Don’t get me wrong–you’ll get some flavor in the pasta dough, just not as much as your instincts might make you believe when you see how many go into the finished product. Either way, there’s more than one road to travel here, and, if you’re short on dried mushrooms, try the filling and skip putting them in the dough.
But, if you had a legendary year of fungal foraging, you might just have a few extra to bring to the party. You can always try using dried European porcini too, which have a much stronger flavor than any bolete I pick in the United States. For these, I’m using Hemileccinum subglabripes.
Assembly and Storage
As far as the assembly, think of the pictures here as a guide, not a mandate. Purists would point out that the shapes above are more along the lines of agnolotti, because I fold the dough twice over the filling. I like making ravioli that way as it ensures a sturdy build, but they’ll also take a little longer to cook if you freeze and cook from frozen, as I usually do. It is completely fine to just put dollops filling in the middle of the dough and fold the dough over a single time. Finished ravioli can be stored in the fridge, not touching, dusted with cornmeal or semolina for a few hours if you’re cooking that day, or, frozen on a baking sheet, again, dusted with cornmeal or semolina, and put into a freezer bag after they’re firmed. Frozen ravioli will last for a month.
Double Mushroom Ravioli
- Stand mixer
- Pastry bag (optional)
- Pasta roller
- Spice grinder (for mushroom powder)
- 8 oz 1 3/4 cups all purpose flour
- 5 large egg yolks
- 20 grams toasted mushroom powder ground very fine
- 100 grams scant ½ cup hot water
- ½ teaspoon kosher salt
- 40 grams toasted mushroom powder
- 50 grams hot water
- 10 oz ricotta
- 4 oz high quality parmesan
- 1 large egg
- ½ teaspoon salt
- A few scrapes of fresh nutmeg optional
- Pour the boiling water over the mushroom powder and salt to make a paste, then stir for a minute and allow to cool slightly. Whisk the egg yolks into the mixture, then add to the flour in a stand mixer with the paddle attachment and mix until the mixture starts to come together—it may look crumbly, so mash it a bit with your hands to come together, then switch to the dough hook and knead to a smooth ball, about 1 minute more. Remove the dough and knead a bit by hand, it may feel firm at first, but as it rests it will soften.

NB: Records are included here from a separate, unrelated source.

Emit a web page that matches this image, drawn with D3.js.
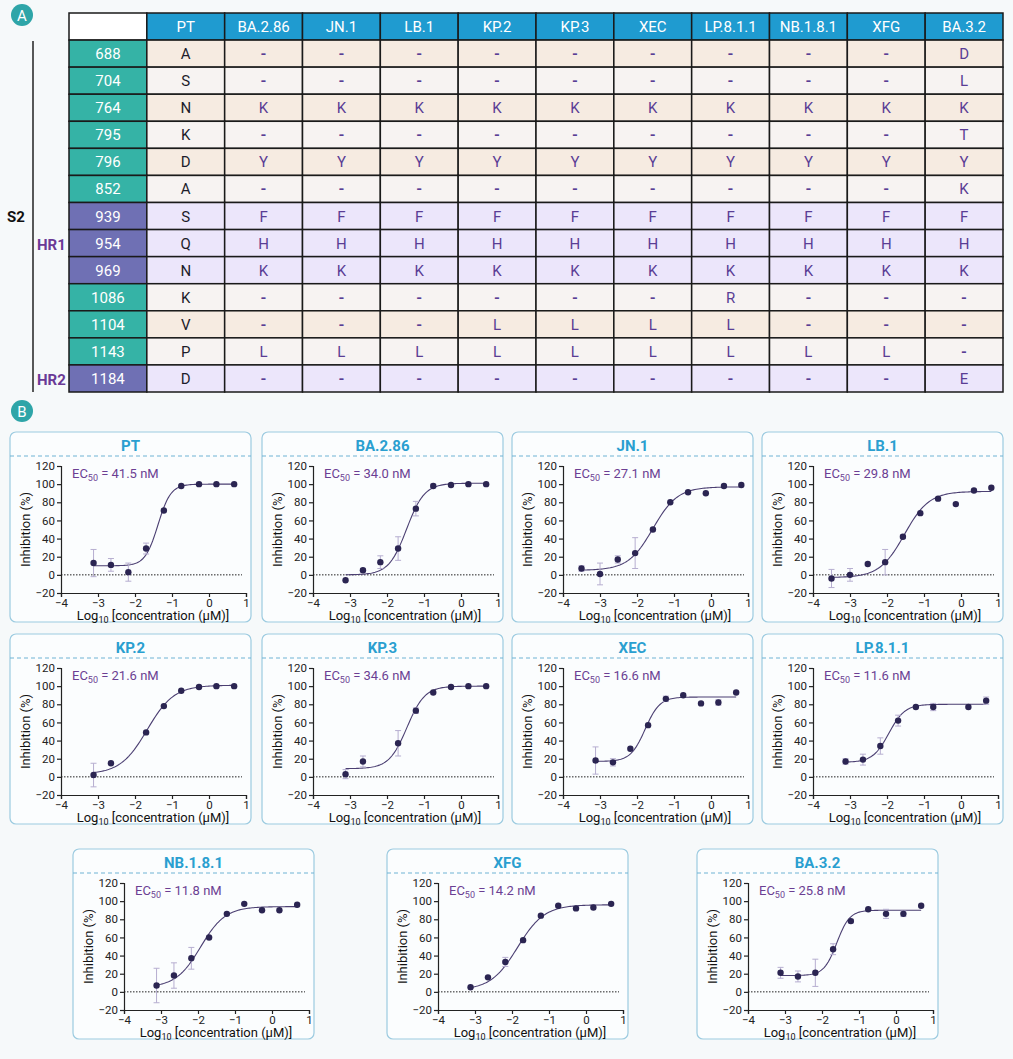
<!DOCTYPE html>
<html><head><meta charset="utf-8">
<script src="https://cdn.jsdelivr.net/npm/d3@7"></script>
<style>body{margin:0;background:#f6f9fa;font-family:Roboto,"Noto Sans",sans-serif}</style>
</head><body><svg id="fig" width="1013" height="1059"></svg>
<script>
// table data
const variants = ['PT','BA.2.86','JN.1','LB.1','KP.2','KP.3','XEC','LP.8.1.1','NB.1.8.1','XFG','BA.3.2'];
const positions = ['688','704','764','795','796','852','939','954','969','1086','1104','1143','1184'];
const hrRows = ['939','954','969','1184'];
const residues = [
  ['A','-','-','-','-','-','-','-','-','-','D'],
  ['S','-','-','-','-','-','-','-','-','-','L'],
  ['N','K','K','K','K','K','K','K','K','K','K'],
  ['K','-','-','-','-','-','-','-','-','-','T'],
  ['D','Y','Y','Y','Y','Y','Y','Y','Y','Y','Y'],
  ['A','-','-','-','-','-','-','-','-','-','K'],
  ['S','F','F','F','F','F','F','F','F','F','F'],
  ['Q','H','H','H','H','H','H','H','H','H','H'],
  ['N','K','K','K','K','K','K','K','K','K','K'],
  ['K','-','-','-','-','-','-','R','-','-','-'],
  ['V','-','-','-','L','L','L','L','-','-','-'],
  ['P','L','L','L','L','L','L','L','L','L','-'],
  ['D','-','-','-','-','-','-','-','-','-','E']
];

// inhibition data
const xStd = [-3.12,-2.65,-2.18,-1.7,-1.22,-0.75,-0.27,0.2,0.68];
const xLong = [-3.5,-3.0,-2.52,-2.05,-1.57,-1.1,-0.62,-0.14,0.35,0.82];
const xNo3 = [-3.12,-2.65,-1.7,-1.22,-0.75,-0.27,0.2,0.68];
const xLP = [-3.12,-2.65,-2.18,-1.7,-1.22,-0.75,0.2,0.68];
const panelNames = ['PT','BA.2.86','JN.1','LB.1','KP.2','KP.3','XEC','LP.8.1.1','NB.1.8.1','XFG','BA.3.2'];
const ec50Labels = ['41.5','34.0','27.1','29.8','21.6','34.6','16.6','11.6','11.8','14.2','25.8'];
const panelX = [xStd,xStd,xLong,xLong,xNo3,xNo3,xStd,xLP,xStd,xStd,xStd];
const panelY = [
  [13,11,3,29,71,98,100,100,100],
  [-6,5,14,29,73,98,99,100,100],
  [7,1,17,24,50,80,91,90,98,99],
  [-4,0,12,14,42,68,84,78,93,96],
  [2,15,49,78,95,99,100,100],
  [3,17,37,73,93,99,100,100],
  [18,16,31,57,86,90,81,82,93],
  [17,19,34,62,77,77,77,84],
  [7,18,37,60,86,97,90,90,96],
  [5,16,33,57,84,95,92,93,97],
  [21,17,21,47,78,91,86,86,95]
];
const panelErr = [
  [15,7,10,6,0,0,0,0,0],
  [0,2,7,13,8,2,1,0,0],
  [3,12,4,17,0,0,0,0,0,0],
  [10,7,0,14,2,0,0,0,0,0],
  [13,0,0,0,0,0,0,0],
  [5,6,14,3,0,0,0,0],
  [15,4,0,0,3,0,0,3,0],
  [3,6,9,6,0,4,0,4],
  [19,14,12,0,0,0,0,0,0],
  [0,0,5,0,0,0,0,0,0],
  [6,6,15,6,2,0,5,3,0]
];
// 4PL fit parameters: bottom, top, logEC50, hill
const fitBottom = [10,0,5,-3,3,9,17,16,5,2,18];
const fitTop = [100,101,97,92,101,100,88,80,94,96,90];
const fitLogEC = [-1.38,-1.47,-1.57,-1.53,-1.67,-1.46,-1.78,-1.95,-1.93,-1.85,-1.6];
const fitHill = [2.5,1.8,1.3,1.3,1.2,1.8,2.2,2.0,1.3,1.2,2.5];

const svg = d3.select('#fig');
const dark = '#1d1d2b', purple = '#5a3d95';

// ---- panel A: table
const tx = d3.scaleBand().domain(d3.range(12)).range([69,1003]);
const ty = d3.scaleBand().domain(d3.range(14)).range([13,392]);
const tg = svg.append('g');
for (let r = 0; r < 14; r++) {
  for (let c = 0; c < 12; c++) {
    let fill, txt = '', col = dark;
    if (r === 0) {
      fill = c === 0 ? '#ffffff' : '#1f9bd0';
      txt = c === 0 ? '' : variants[c-1]; col = '#fff';
    } else {
      const pos = positions[r-1], hr = hrRows.includes(pos);
      if (c === 0) { fill = hr ? '#6f70b4' : '#35b3a6'; txt = pos; col = '#fff'; }
      else {
        fill = hr ? '#ece6fb' : (r % 2 ? '#f6ebe1' : '#f7f3f2');
        txt = residues[r-1][c-1];
        col = c === 1 ? dark : purple;
      }
    }
    tg.append('rect').attr('x', tx(c)).attr('y', ty(r)).attr('width', tx.bandwidth()).attr('height', ty.bandwidth())
      .attr('fill', fill).attr('stroke', '#1a1a1a').attr('stroke-width', 1.5);
    tg.append('text').attr('x', tx(c) + tx.bandwidth()/2).attr('y', ty(r) + ty.bandwidth()/2 + 5.5)
      .attr('text-anchor', 'middle').attr('font-size', 15).attr('fill', col)
      .attr('font-weight', (r > 0 && c > 1 && txt === '-') ? 700 : 400).text(txt);
  }
}
function badge(x, y, t) {
  svg.append('circle').attr('cx', x).attr('cy', y).attr('r', 11).attr('fill', '#2ea5a8');
  svg.append('text').attr('x', x).attr('y', y + 5.5).attr('text-anchor', 'middle').attr('fill', '#fff').attr('font-size', 15).text(t);
}
badge(22, 15, 'A');
svg.append('line').attr('x1', 33).attr('x2', 33).attr('y1', 41).attr('y2', 392).attr('stroke', '#222').attr('stroke-width', 1.5);
svg.append('text').attr('x', 7).attr('y', 222).attr('font-size', 15).attr('font-weight', 700).attr('fill', '#111').text('S2');
svg.append('text').attr('x', 37).attr('y', 250).attr('font-size', 15).attr('font-weight', 700).attr('fill', '#6a3a96').text('HR1');
svg.append('text').attr('x', 37).attr('y', 385).attr('font-size', 15).attr('font-weight', 700).attr('fill', '#6a3a96').text('HR2');

// ---- panel B: curves
badge(22, 411, 'B');
const panelPos = [[10,432],[262,432],[512,432],[762,432],[10,634],[262,634],[512,634],[762,634],[73,849],[387,849],[697,849]];
const PW = 241, PH = 190;
panelNames.forEach((name, i) => {
  const g = svg.append('g').attr('transform', `translate(${panelPos[i][0]},${panelPos[i][1]})`);
  g.append('rect').attr('width', PW).attr('height', PH).attr('rx', 6).attr('fill', '#fbfdfe').attr('stroke', '#9ccbe0').attr('stroke-width', 1.2);
  g.append('text').attr('x', PW/2).attr('y', 19).attr('text-anchor', 'middle').attr('font-size', 15).attr('font-weight', 700).attr('fill', '#2a9fd0').text(name);
  g.append('line').attr('x1', 0).attr('x2', PW).attr('y1', 24).attr('y2', 24).attr('stroke', '#6fb3d4').attr('stroke-dasharray', '4,3');
  const x = d3.scaleLinear().domain([-4, 1]).range([51, 236]);
  const y = d3.scaleLinear().domain([-20, 120]).range([161, 34]);
  g.append('g').attr('transform', 'translate(0,161)').call(d3.axisBottom(x).ticks(5).tickSize(4).tickPadding(2).tickFormat(d3.format('d')))
    .call(a => a.selectAll('text').attr('font-size', 11.5).attr('fill', '#222').attr('font-family', 'Roboto'));
  g.append('g').attr('transform', 'translate(51,0)').call(d3.axisLeft(y).tickValues(d3.range(-20, 121, 20)).tickSize(4).tickPadding(2))
    .call(a => a.selectAll('text').attr('font-size', 11.5).attr('fill', '#222').attr('font-family', 'Roboto'));
  g.selectAll('.domain,.tick line').attr('stroke', '#222').attr('stroke-width', 1.2);
  g.append('line').attr('x1', 51).attr('x2', 232).attr('y1', y(0)).attr('y2', y(0)).attr('stroke', '#222').attr('stroke-dasharray', '1.5,1.5');
  const xl = g.append('text').attr('x', 143).attr('y', 188).attr('text-anchor', 'middle').attr('font-size', 13).attr('fill', '#111');
  xl.append('tspan').text('Log');
  xl.append('tspan').attr('font-size', 9).attr('dy', 3).text('10');
  xl.append('tspan').attr('dy', -3).text(' [concentration (µM)]');
  g.append('text').attr('transform', `translate(20,${y(50)}) rotate(-90)`).attr('text-anchor', 'middle').attr('font-size', 13).attr('fill', '#111').text('Inhibition (%)');
  const et = g.append('text').attr('x', 62).attr('y', 46).attr('font-size', 13).attr('fill', '#6b3f93');
  et.append('tspan').text('EC');
  et.append('tspan').attr('font-size', 9).attr('dy', 3).text('50');
  et.append('tspan').attr('dy', -3).text(` = ${ec50Labels[i]} nM`);
  // fitted curve
  const xs = panelX[i];
  const f = v => fitBottom[i] + (fitTop[i] - fitBottom[i]) / (1 + Math.pow(10, (fitLogEC[i] - v) * fitHill[i]));
  const lo = xs[0], hi = xs[xs.length - 1];
  const cx = d3.range(0, 101).map(k => lo + (hi - lo) * k / 100);
  g.append('path').datum(cx).attr('fill', 'none').attr('stroke', '#4b3f72').attr('stroke-width', 1.1)
    .attr('d', d3.line().x(d => x(d)).y(d => y(f(d))));
  xs.forEach((xv, k) => {
    const yv = panelY[i][k], e = panelErr[i][k];
    if (e > 0) {
      g.append('line').attr('x1', x(xv)).attr('x2', x(xv)).attr('y1', y(yv - e)).attr('y2', y(yv + e)).attr('stroke', '#b6aed0');
      [yv - e, yv + e].forEach(v => g.append('line').attr('x1', x(xv) - 3).attr('x2', x(xv) + 3).attr('y1', y(v)).attr('y2', y(v)).attr('stroke', '#b6aed0'));
    }
    g.append('circle').attr('cx', x(xv)).attr('cy', y(yv)).attr('r', 3.2).attr('fill', '#2b2552');
  });
});
</script></body></html>
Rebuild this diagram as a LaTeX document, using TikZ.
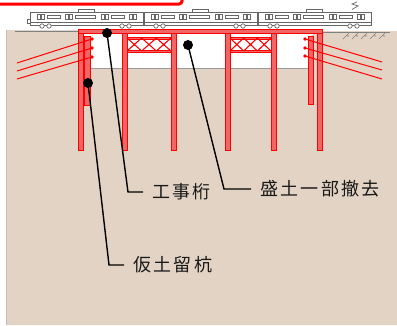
\documentclass[tikz,border=0pt]{standalone}
\usepackage{fontspec}
\newfontfamily\jpfont[LetterSpace=13]{Noto Sans CJK JP}
\definecolor{soil}{HTML}{E3D3C4}
\definecolor{steelfill}{HTML}{F06666}
\definecolor{cargray}{HTML}{666666}

\begin{document}
\begin{tikzpicture}[x=1pt,y=-1pt]
	\tikzstyle{every node}=[font=\jpfont\fontsize{18}{18}\selectfont]
	\tikzstyle{member}=[draw=red, fill=steelfill, line width=0.8pt]
	\tikzstyle{brace}=[red, line width=1.1pt]
	\tikzstyle{tieback}=[red, line width=1pt]
	\tikzstyle{traincar}=[draw=cargray, fill=white, line width=0.7pt]
	\tikzstyle{callout}=[black, line width=1.4pt]
	\tikzstyle{calldot}=[circle, fill=black, inner sep=0pt, minimum size=10pt]
	\tikzstyle{callouttext}=[anchor=west, inner xsep=9pt, inner ysep=0pt, text=black!90]
	
	\useasboundingbox (0,0) rectangle (397,325);
	
	% ground with the excavated part
	\fill [soil] (6,30) -- (80,30) -- (80,68) -- (310,68) -- (310,37) -- (317,31) -- (397,31) -- (397,325) -- (6,325) -- cycle;
	\draw [gray!50] (6,30) -- (6,325);
	\draw [gray] (15,31) -- (80,31);
	\draw [gray!80] (80,68) -- (310,68);
	\draw [gray] (318,32) -- (390,32);
	\foreach \x in {343,352,...,379}
		\draw [gray, line width=0.6pt] (\x,39) -- (\x+6,33) (\x+4,36) -- (\x+6,36);
	
	% frame cut off at the top
	\draw [red, line width=3pt, rounded corners=3pt] (-10,-20) rectangle (182,4);
	
	% trains
	\foreach \cx in {30,144,258} {
	\begin{scope}[shift={(\cx,0)}]
	\draw [traincar] (48,9.5) rectangle (64,12);
	\draw [traincar] (0,12) rectangle (113,25);
	\draw [cargray, line width=0.5pt] (0,22) -- (113,22);
	\foreach \d in {7,35,71,99} {
		\draw [cargray, line width=0.6pt] (\d,14) rectangle (\d+3,19) (\d+4,14) rectangle (\d+7,19);
	}
	\foreach \w/\l in {17/13, 45/20, 81/13} {
		\draw [cargray, line width=0.8pt] (\w,15) rectangle (\w+\l,18);
	}
	\foreach \wx in {12,19,92,99} {
		\draw [cargray, fill=white, line width=0.7pt] (\wx,26) circle (2.2pt);
	}
	\end{scope}
	}
	\draw [cargray, line width=0.6pt] (30,19) -- (27,19) -- (27,23) -- (30,23);
	\draw [cargray, line width=0.7pt] (352,9.5) -- (358,6) -- (352,4) -- (357,2);
	
	% construction girder and columns
	\draw [member] (78,29) rectangle (322,33);
	\foreach \x in {78,122,171,225,271,317} {
		\draw [member] (\x,33) rectangle (\x+5,150);
	}
	
	% cross bracing
	\foreach \bx/\bw in {127/44, 230/41} {
	\begin{scope}[shift={(\bx,0)}]
	\draw [member, line width=0.6pt] (0,37) rectangle (\bw,39);
	\draw [member, line width=0.6pt] (0,50) rectangle (\bw,52);
	\foreach \i in {0,1,2} {
		\draw [brace] (\i*\bw/3,38) -- (\i*\bw/3+\bw/3,51) (\i*\bw/3,51) -- (\i*\bw/3+\bw/3,38);
		\fill [red] (\i*\bw/3+\bw/6,44.5) circle (1pt);
	}
	\end{scope}
	}
	
	% temporary retaining piles with tiebacks
	\draw [member] (84,36) rectangle (90,105);
	\draw [member] (308,36) rectangle (313,104);
	\foreach \ay/\by in {39/63, 48/71, 57/79} {
		\draw [tieback] (92,\ay) -- (17,\by);
		\fill [red] (92,\ay) circle (1.8pt);
	}
	\foreach \ay/\by in {39/62, 48/70, 56/79} {
		\draw [tieback] (305,\ay) -- (382,\by);
		\fill [red] (305,\ay) circle (1.8pt);
	}
	
	% callouts
	\node [calldot] (girderdot) at (107,33) {};
	\node [calldot] (piledot) at (88,83) {};
	\node [calldot] (filldot) at (188,45) {};
	\node [callouttext] (girdertext) at (143,192) {工事桁};
	\node [callouttext] (piletext) at (124,265) {仮土留杭};
	\node [callouttext] (filltext) at (251,189) {盛土一部撤去};
	\coordinate (girderbend) at (128,192);
	\coordinate (pilebend) at (109,265);
	\coordinate (fillbend) at (224,189);
	\draw [callout] (girderdot.center) -- (girderbend) -- (girdertext.west);
	\draw [callout] (piledot.center) -- (pilebend) -- (piletext.west);
	\draw [callout] (filldot.center) -- (fillbend) -- (filltext.west);
	
\end{tikzpicture}
\end{document}
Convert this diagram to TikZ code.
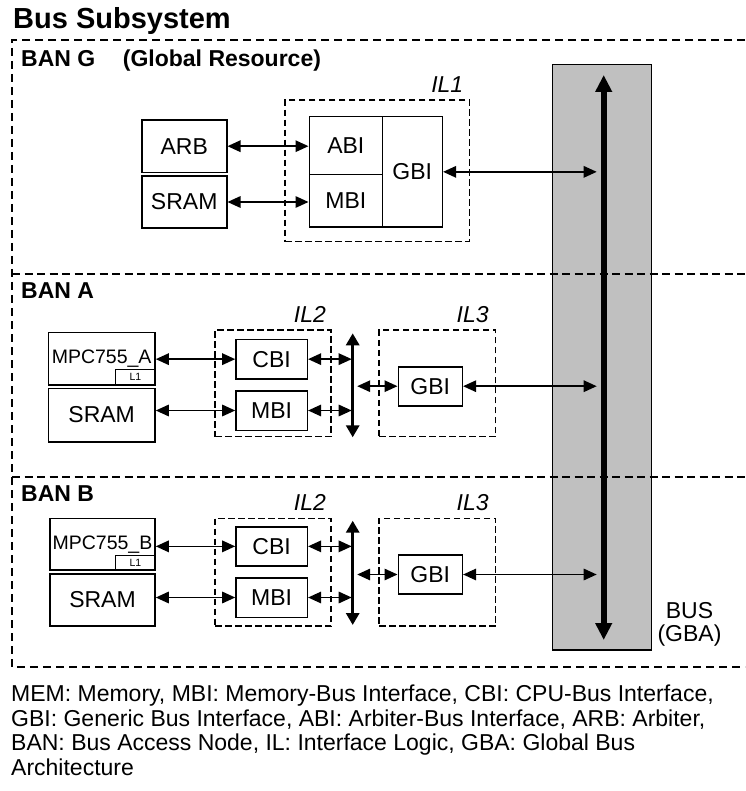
\documentclass[tikz,border=0pt]{standalone}
\usepackage{fontspec}
\setmainfont{Liberation Sans}
\usetikzlibrary{arrows.meta,calc}
\begin{document}
\begin{tikzpicture}[x=1pt,y=-1pt,
  blk/.style={draw=black, line width=1.6pt, inner sep=0pt, font=\fontsize{23}{27}\selectfont},
  cpu/.style={blk, font=\fontsize{19.5}{23}\selectfont},
  cache/.style={blk, line width=1.2pt, font=\fontsize{10.5}{12}\selectfont},
  ilbox/.style={draw=black, line width=1.3pt, dash pattern=on 6.5pt off 3.5pt, inner sep=0pt},
  illabel/.style={inner sep=0pt, anchor=base east, font=\fontsize{23}{27}\selectfont\itshape},
  banlabel/.style={inner sep=0pt, anchor=base west, font=\fontsize{23}{27}\selectfont\bfseries},
  frame/.style={line width=1.8pt, dash pattern=on 8pt off 5pt},
  sep/.style={line width=1.3pt, dash pattern=on 8pt off 4.5pt},
  conn/.style={line width=1.5pt, >={Triangle[length=13pt,width=11.5pt]}, <->},
  localbus/.style={line width=3.3pt, >={Triangle[length=12pt,width=13pt]}, <->},
  mainbus/.style={line width=6pt, >={Triangle[length=17pt,width=16pt]}, <->},
  note/.style={inner sep=0pt, anchor=base west, font=\fontsize{23}{27}\selectfont}]
\useasboundingbox (0,0) rectangle (745,791);

% title and outer frame
\node[inner sep=0pt, anchor=base west, font=\fontsize{29}{34}\selectfont\bfseries] (title) at (13,29) {Bus Subsystem};
\draw[frame] (745,40) -- (12,40) -- (12,667) -- (745,667);

% global bus
\node[draw=black, line width=1.5pt, fill={rgb,255:red,192;green,192;blue,192}, minimum width=99pt, minimum height=585.7pt, inner sep=0pt] (bus) at (602.2,357.15) {};
\coordinate (bustop) at (603.7,75);
\coordinate (busbot) at (603.7,640);

% partition lines between the bus access nodes
\draw[sep] (12,274) -- (745,274);
\draw[sep] (12,477) -- (745,477);

\node[banlabel] (bang) at (21,66.7) {BAN G};
\node[banlabel] (bangres) at (122.7,66.7) {(Global Resource)};
\node[banlabel] (bana) at (21,298) {BAN A};
\node[banlabel] (banb) at (21,501.7) {BAN B};

% ---- BAN G ----
\node[blk, minimum width=85pt, minimum height=52.3pt] (arb) at (184.2,146.2) {ARB};
\node[blk, minimum width=85pt, minimum height=52pt] (sramg) at (184.2,202) {SRAM};
\node[ilbox, minimum width=184.3pt, minimum height=141.7pt] (il1) at (377.15,170.85) {};
\node[illabel] (il1lab) at ($(il1.north east)+(-6.5,-7.3)$) {IL1};
\node[blk, minimum width=73pt, minimum height=58pt] (abi) at (345.8,145.7) {ABI};
\node[blk, minimum width=73pt, minimum height=52.3pt] (mbig) at (345.8,200.85) {MBI};
\node[blk, minimum width=60pt, minimum height=110.3pt] (gbig) at (412.3,171.85) {GBI};
\draw[conn] (arb.east) -- (arb.east -| abi.west);
\draw[conn] (sramg.east) -- (sramg.east -| mbig.west);
\draw[conn, shorten >=7pt] (gbig.east) -- (gbig.east -| bustop);

% ---- BAN A ----
\node[cpu, minimum width=106.7pt, minimum height=52.7pt] (mpca) at (101.65,358.65) {\raisebox{2pt}{MPC755\_A}};
\node[cache, minimum width=39.3pt, minimum height=15.7pt] (l1a) at (135.35,377.15) {L1};
\node[blk, minimum width=106.7pt, minimum height=53.4pt] (srama) at (101.65,415) {SRAM};
\node[ilbox, minimum width=116pt, minimum height=106.7pt] (il2a) at (273,383.35) {};
\node[illabel] (il2alab) at ($(il2a.north east)+(-5.5,-7.3)$) {IL2};
\node[blk, minimum width=71.3pt, minimum height=39.7pt] (cbia) at (271.65,359.15) {CBI};
\node[blk, minimum width=71.3pt, minimum height=39.6pt] (mbia) at (271.65,410.5) {MBI};
\node[ilbox, minimum width=116.7pt, minimum height=106.7pt] (il3a) at (437.35,383.35) {};
\node[illabel] (il3alab) at ($(il3a.north east)+(-7.5,-7.3)$) {IL3};
\node[blk, minimum width=64pt, minimum height=39pt] (gbia) at (430.3,386.2) {GBI};
\coordinate (vta) at (352.7,333.3);
\coordinate (vba) at (352.7,437.3);
\draw[localbus] (vta) -- (vba);
\draw[conn] (cbia.west -| mpca.east) -- (cbia.west);
\draw[conn] (mbia.west -| srama.east) -- (mbia.west);
\draw[conn, shorten >=1pt] (cbia.east) -- (cbia.east -| vta);
\draw[conn, shorten >=1pt] (mbia.east) -- (mbia.east -| vta);
\draw[conn, shorten >=4.5pt] (gbia.west) -- (gbia.west -| vta);
\draw[conn, shorten >=7pt] (gbia.east) -- (gbia.east -| bustop);

% ---- BAN B ----
\node[cpu, minimum width=105pt, minimum height=51.7pt] (mpcb) at (102.5,544.15) {\raisebox{2pt}{MPC755\_B}};
\node[cache, minimum width=39.3pt, minimum height=14.3pt] (l1b) at (135.35,562.85) {L1};
\node[blk, minimum width=105pt, minimum height=52pt] (sramb) at (102.5,600) {SRAM};
\node[ilbox, minimum width=116pt, minimum height=107.7pt] (il2b) at (273,572.15) {};
\node[illabel] (il2blab) at ($(il2b.north east)+(-5.5,-6.8)$) {IL2};
\node[blk, minimum width=71.3pt, minimum height=39.3pt] (cbib) at (271.65,546.35) {CBI};
\node[blk, minimum width=71.3pt, minimum height=39.6pt] (mbib) at (271.65,597.5) {MBI};
\node[ilbox, minimum width=116.7pt, minimum height=107.7pt] (il3b) at (437.35,572.15) {};
\node[illabel] (il3blab) at ($(il3b.north east)+(-7.5,-6.8)$) {IL3};
\node[blk, minimum width=64pt, minimum height=39pt] (gbib) at (430.3,574.5) {GBI};
\coordinate (vtb) at (352.7,520.7);
\coordinate (vbb) at (352.7,625);
\draw[localbus] (vtb) -- (vbb);
\draw[conn] (cbib.west -| mpcb.east) -- (cbib.west);
\draw[conn] (mbib.west -| sramb.east) -- (mbib.west);
\draw[conn, shorten >=1pt] (cbib.east) -- (cbib.east -| vtb);
\draw[conn, shorten >=1pt] (mbib.east) -- (mbib.east -| vtb);
\draw[conn, shorten >=4.5pt] (gbib.west) -- (gbib.west -| vtb);
\draw[conn, shorten >=7pt] (gbib.east) -- (gbib.east -| bustop);

% main bus line over the shaded channel
\draw[mainbus] (bustop) -- (busbot);
\node[inner sep=0pt, anchor=base, font=\fontsize{23}{27}\selectfont] (buslab) at (689.5,618) {BUS};
\node[inner sep=0pt, anchor=base, font=\fontsize{23}{27}\selectfont] (gbalab) at (689.5,641) {(GBA)};

% legend
\node[note] (cap1) at (11,701.7) {MEM: Memory, MBI: Memory-Bus Interface, CBI: CPU-Bus Interface,};
\node[note] (cap2) at (11,726.3) {GBI: Generic Bus Interface, ABI: Arbiter-Bus Interface, ARB: Arbiter,};
\node[note] (cap3) at (11,750.9) {BAN: Bus Access Node, IL: Interface Logic, GBA: Global Bus};
\node[note] (cap4) at (11,775.5) {Architecture};
\end{tikzpicture}
\end{document}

- For the filling, pour the water over the mushroom powder and salt, then mix with the ricotta, parmesan, nutmeg if using and egg. Pack the filling into a pastry bag, or use two spoons for making the ravioli. A pastry bag is much faster. If your filling seems rough, or has chunks of parmesan in it, consider buzzing in a food processor to make it smooth.
- Cut the dough into 4 pieces, keeping the excess wrapped in a towel or cling film as you work. Roll the dough out to the thinnest setting of the pasta roller, then cut each length in half to make 2 manageable sheets. Square the edges off a bit to make them rectangular, or if they don’t fit on your cutting board.
- Brush the dough very lightly with water, then pipe 8 teaspoons or so of the filling in the middle of the dough sheet, fold the dough over, and remove as much air as you can. Press down all around the ravioli, then cut with a fluted cutter. Gently transfer the ravioli to a baking sheet, not allowing them to touch, and dusted with cornmeal or semolina (all purpose flour will make them stick and tear). As you fill up baking sheets, transfer them to the freezer, or refrigerate if cooking within an hour or two.
- To cook, drop the ravioli into a large pot of boiling salted water just until they float. If you want to cook them from frozen (what I usually do) you’ll need to cook them for a bit longer-when in doubt, taste them, if they’re still tough after floating coming out of the freezer, keep cooking a bit longer. Toss with minimalist garnishes—some wilted greens, melted butter, cheese, mushrooms, etc.